3) Reproche-t-on à celui qui dénonce un crime de n’être pas juge ou policier ? C’est littéralement stupide.
4) En ce qui me concerne, j’ai toujours pris soin de bien spécifier que je n’était qu’un "passeur", que je m’exprimais en tant que simple humain. Ni mon doctorat d’astrophysique, ni mon doctorat de philosophie, ne me donnent ici la moindre légitimité. Je suis juste en droit - peut-être en devoir - de m’élever, en tant que vivant, contre les crimes de masses actuellement perpétrés à l’encontre de la vie et de l’avenir.

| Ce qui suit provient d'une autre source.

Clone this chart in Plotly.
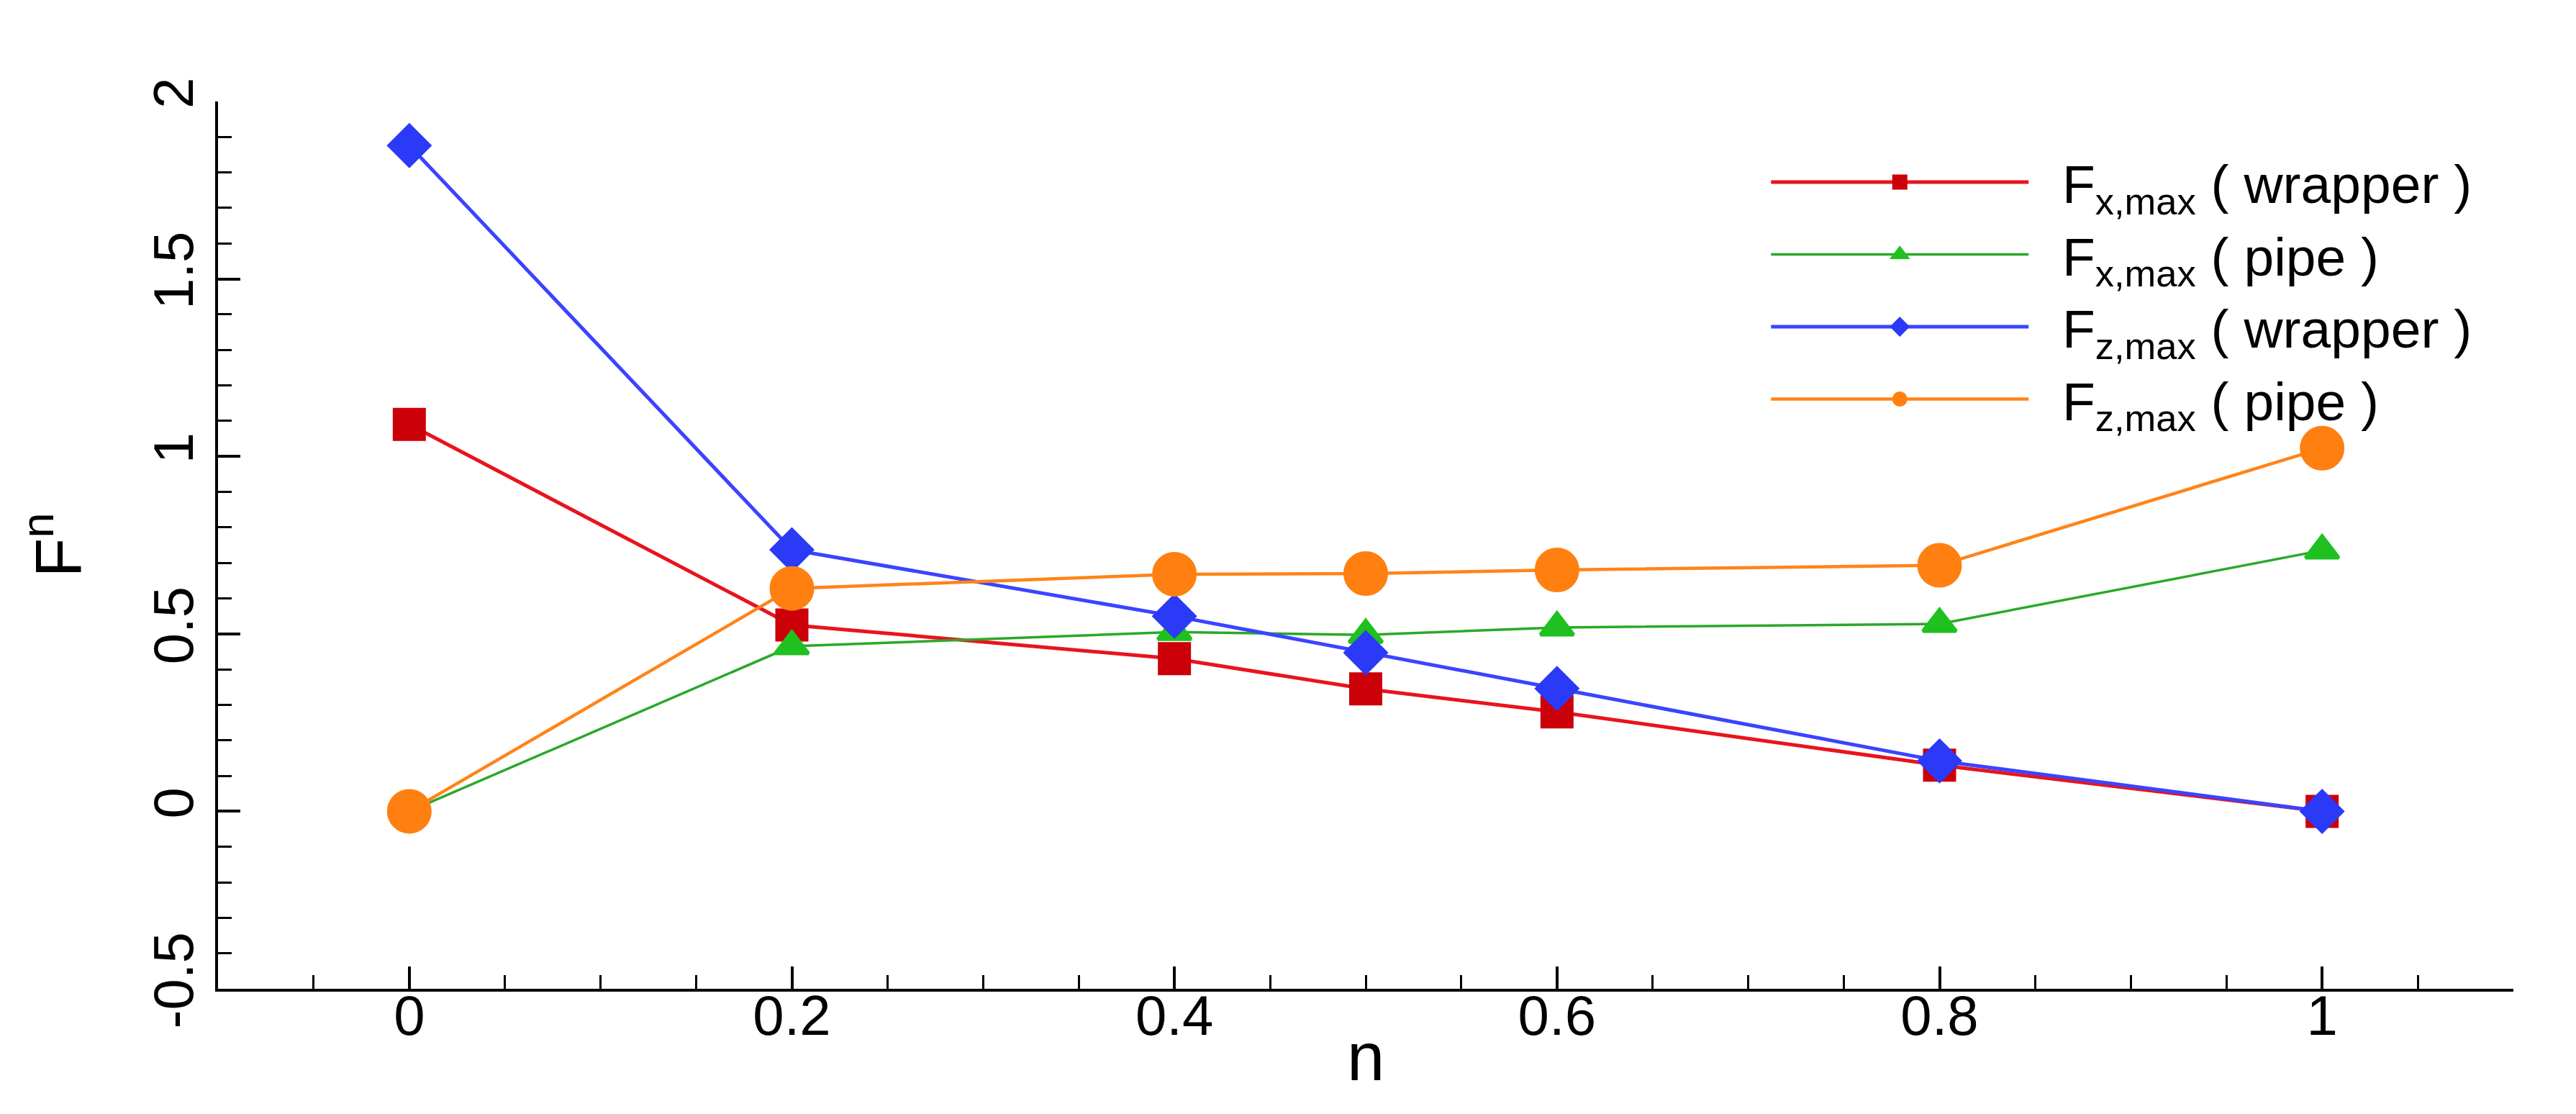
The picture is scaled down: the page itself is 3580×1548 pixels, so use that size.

Justement, quel est votre regard sur les réseaux sociaux, est-ce un espace de discussion propice pour faire avancer la cause écologique ?
Twitter est ce que j’ai vu de pire en matière de débat et d’échange d’idées. C’est une abomination absolue. La pensée en 240 caractères n’existe pas : c’est la négation de la possibilité même de penser. Une contradiction dans les termes. C’est le règne abject du "clash" et du "buzz". Pire encore : une certaine presse semble se croire en devoir de relayer les hystéries de Twitter. Comme s’il ne fallait plus se référer au réel mais à son double twitté, hideux et atrophié. Voilà qui est effrayant : fermons nos comptes Twitter !
La parole s’use et il faut laisser la place à d’autres".
Facebook me semble plus apaisé et je l’utilise. J’ai peu d’espoir sur les manières de faire "avancer la cause" écologique. Chacun se bat avec ses armes. Les miennes sont les mots. Mais je reste en retrait : la parole s’use et il faut laisser la place à d’autres. Je refuse toujours l’immense majorité des propositions d’intervention.
Le constat que vous faites au début de votre livre donne un peu envie de rester sous la couette enfermé chez soi à regarder Netflix ! Cette idée d’effondrement sidère mais peut aussi pousser à l’action ?
Je ne crois pas à un effondrement spectaculaire et brutal, du jour au lendemain. Et je me tiens en retrait de la mouvance "collapsologue", que je respecte pourtant. Il n’en demeure pas moins qu’il est effectivement incontestable qu’une catastrophe est en cours. Ce n’est plus une crainte, c’est un bilan : 60 % des animaux sauvages ont disparu en 40 ans.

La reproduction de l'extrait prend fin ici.